Photo of Maya Lin by Sharon Styer [CC BY-SA 3.0 (http://creativecommons.org/licenses/by-sa/3.0/)]

The Architect Marketing Institute recognizes the particular challenges that women face in establishing their own practices and works with many female architects, landscape architects, and interior designers to empower them to build robust, competitive practices that align with their personal values and aspirations, while allowing them to live the life they design.

This is a subject near and dear, so much so that we want to highlight role models, through our A Firm of Her Own designation. (Yes, inspired by Virginia Woolf’s ‘A Room of One’s Own.’)

Through this series of articles, we’ll analyze how these architects and designers have shaped our world through persistence and determination.

Vietnam Veterans Memorial designer Maya Lin has a Firm of Her Own, Maya Lin Studio. She forged a career and promoted healing at the same time. Through her particular journey, she sets a perfect example for how to contribute with projects that matter.

Crucial to her success with the Vietnam Memorial project, Lin focused on the feeling that her memorial was meant to invoke.

Because of her eye for important opportunities, Maya Lin has been able to take advantage of projects that make a difference in the world.

But she didn’t set out to get known, she got known by fulfilling her purpose.

Invest passion into projects

In this video Lin describes a difficult moment in her life when a Vietnam veteran looked her square in the face and insulted her design of the Vietnam Veterans Memorial in Washington, D.C.

During her senior year at Yale, she won the blind competition for the design.

Her way to display names of lost veterans a black granite wall plunged in the earth as ‘a gash' (main title picture).

While debate roiled around her, Lin insisted that people would heal by facing death honestly.

Lin became the first female architect and youngest architect to design a memorial on Washington D.C.’s National Mall.

It happened because she followed her passion … and took it one step further, by acting on opportunities that eventually enabled her to become highly respected in the field.

This challenging and monumental first step in her career was only one of many in which she had the presence of mind to act on a major opportunity.

Fulfill your purpose

Years later, the activist-at-heart designed her last memorial ‘What is Missing?’, a virtual cemetery to raise awareness of the sixth mass plant and animal extinction.

Once again, she entered the project for a healing purpose.

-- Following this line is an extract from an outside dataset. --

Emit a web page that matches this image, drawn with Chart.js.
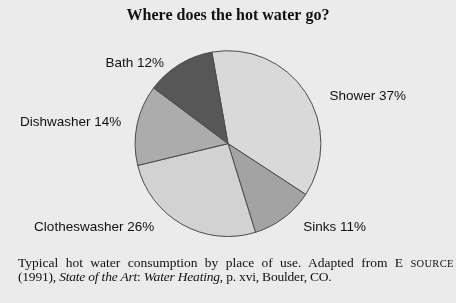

In November 2014, she won the 21st Dorothy and Lillian Gish Prize for the memorial. The $300,000 award is presented annually to ‘a man or woman who has made an outstanding contribution to the beauty of the world and to mankind’s enjoyment and understanding of life.’

Lin designated the funds to develop the memorial and to ultimately sustain some of the world’s dearest species.

Maya Lin’s story inspires every architect and designer (female or male) to find her or his niche, and then get known for it.

Most importantly, architects can use their resources to land top projects that help achieve what is possible, even if the odds are stacked against them, as with Lin.

What's your story?

If you are a female architect and have a firm of your own, we'd love to hear your story.

Please leave it in the comments below!

2 comments on “Market Your Firm like Maya Lin

  1. Co Govers on said:

    I came to architecture late, as a second career. At 31 I entered the Delft Technical University as a new student, having finally found my path. At 38, by then a mother of 2 kids, I graduated as architect. After working in a well respected firm in my home town of Haarlem, the Netherlands for 3 years, I decided I wanted to work abroad. I applied for a job with a well respected firm in Barcelona and moved my family there. After 2 years I left to start my own firm, in Barcelona. I hired one of my fellow staff members at the Spanish firm, who’d been fired, and we started with a competition for a mosque in Dubai. We designed the first ever equal-access mosque and came second in the competition. The winning design was never built, and our mosque, the Ray of Light, became world famous for its beautiful flowing shapes and daring concept of separating male and female revelers only by a curtain of light. The mosque is on the cover of the latest book on modern mosques, because, in the words of the writer, it’s simply the most beautiful mosque of all the projects in the book.
    My firm, ZEST architecture, is now in its 8th year. We are the go-to firm for luxury residential real estate and sought after experts for restoration work and for sustainable architecture. Our work gets published in books and magazines throughout the world. We are now five architects, which is impressive, considering that I started my firm the year that Spain was hit by its worst economic crisis ever. I named my firm not after myself, but I named it ZEST, because architecture is about team work and I aim to inspire my team to put their very best into the work, not for personal glory, but because making good work brings happy and grateful clients that come back for more, and send us flowers and phone us up to say how deeply happy they are in their home. There is no better feeling than that.

    • Eric Bobrow on said:

      Co – Thank you for posting your personal story as a successful woman in architecture, and congratulations! We are proud that we helped you in some measure along your path, as you took direct action and implemented your marketing strategies as a member of the Architects Marketing Academy.